Easter is celebrated by friends and families around the world. But from place to place, there are many different traditions and dishes. Let's explore how a few countries celebrate, what food they serve, and explore some top tips for wine pairing.
If you’re interested in learning the basics of how food interacts with wine, the WSET Level 1 Award in Wines is perfect for you!
Roasted lamb is a popular choice at Easter for many French families. This is sometimes served with gratin dauphinois (a creamy-baked potato dish) or navarin d’agneau (lamb ragoût/stew).
These rich foods are often well suited to wines with plenty of flavour, tannins and acidity, to stand up to the fat and flavour of the dish. A Cabernet Sauvignon blend from Bordeaux or the South of France might work well for you. Or you could go for a Bandol from Provence - a powerful wine made mainly from the Mediterranean variety Mourvèdre.
For dessert, many people enjoy Mouna, an orange-flavoured brioche bun or loaf. While the dough can be made in different ways, the elements common to nearly all recipes are citrus fruit, orange blossom and aniseed.
To balance the sweetness in the Mouna, you’ll need a sweet wine. Muscat de Beaumes de Venise AOC is a sweet fortified wine from the Southern Rhône that often has similar orange blossom aromas. Alternatively, you could try a Sauternes from Bordeaux or a Jurançon Doux from the foothills of the Pyrenees.
The catholic country of Brazil commemorates the passing of Christ in the holy week of Semana Santa. From Good Friday, many abstain from meat until Easter Sunday.
In between, Brazilians enjoy sweet, sugary chocolates such as brigadeiro (hand-rolled chocolate balls). Another delicacy called paçoca is made from crushed nuts, flour, sugar and salt, baked into a hardened candy. This is a well-known treat enjoyed by many and handed out at festivals.

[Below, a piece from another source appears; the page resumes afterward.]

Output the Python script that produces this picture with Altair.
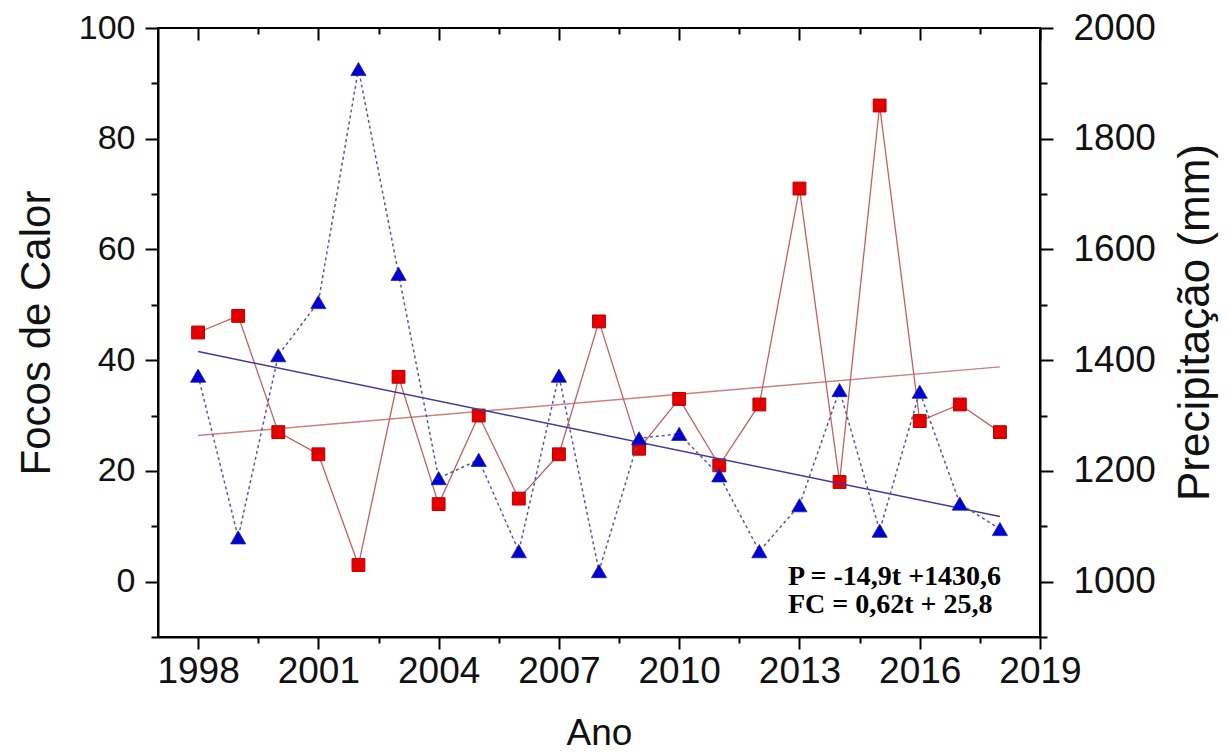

Brazil has been making wine for over 100 years and has more recently built a reputation for producing very good sparkling wines. A slightly sweet Brazilian sparkling wine made from the Moscato variety could make the perfect partner for sweet pastries. If you can’t find a Brazilian example, a Moscato d’Asti from Italy would offer a similar experience.
On Palm Sunday, bacalhau (salted cod) is often served as staple dish. Like other South American countries, Brazilians have a tradition of preserving meat and fish with salt. Easter bacalhau can be served in many ways across this enormous and diverse nation.
Salted cod can pair very well with high acid, aromatic whites – a Brazilian Riesling or Sauvignon Blanc for example. If you’re struggling to find Brazilian wines, you could seek out other wines made from these varieties. Or perhaps look to Portugal, where salted cod is often eaten alongside white wines made from the country’s many aromatic local grapes. An unoaked white from the Douro Valley or Vinho Verde could be a great option.
Australians tend to celebrate in much the same way as the UK and the US - with plenty of chocolate - but you may struggle to find the Easter bunny! In Australia, rabbits are renowned as pests for destroying crops. Back in the nineties, companies decided to start making chocolate bilbies (Australian bandicoot) instead of chocolate rabbits.
If you’re looking for something to sip with a chocolate bilby, you could do much worse than one of Australia’s many excellent sweet fortified wines. Muscats from Rutherglen in Victoria are probably the easiest to find outside of Australia and offer incredible flavours of dried fruit, honey and orange peel.
These are just a tiny few of the different food and wine combinations that will be enjoyed around the world this Easter. What will be on your table?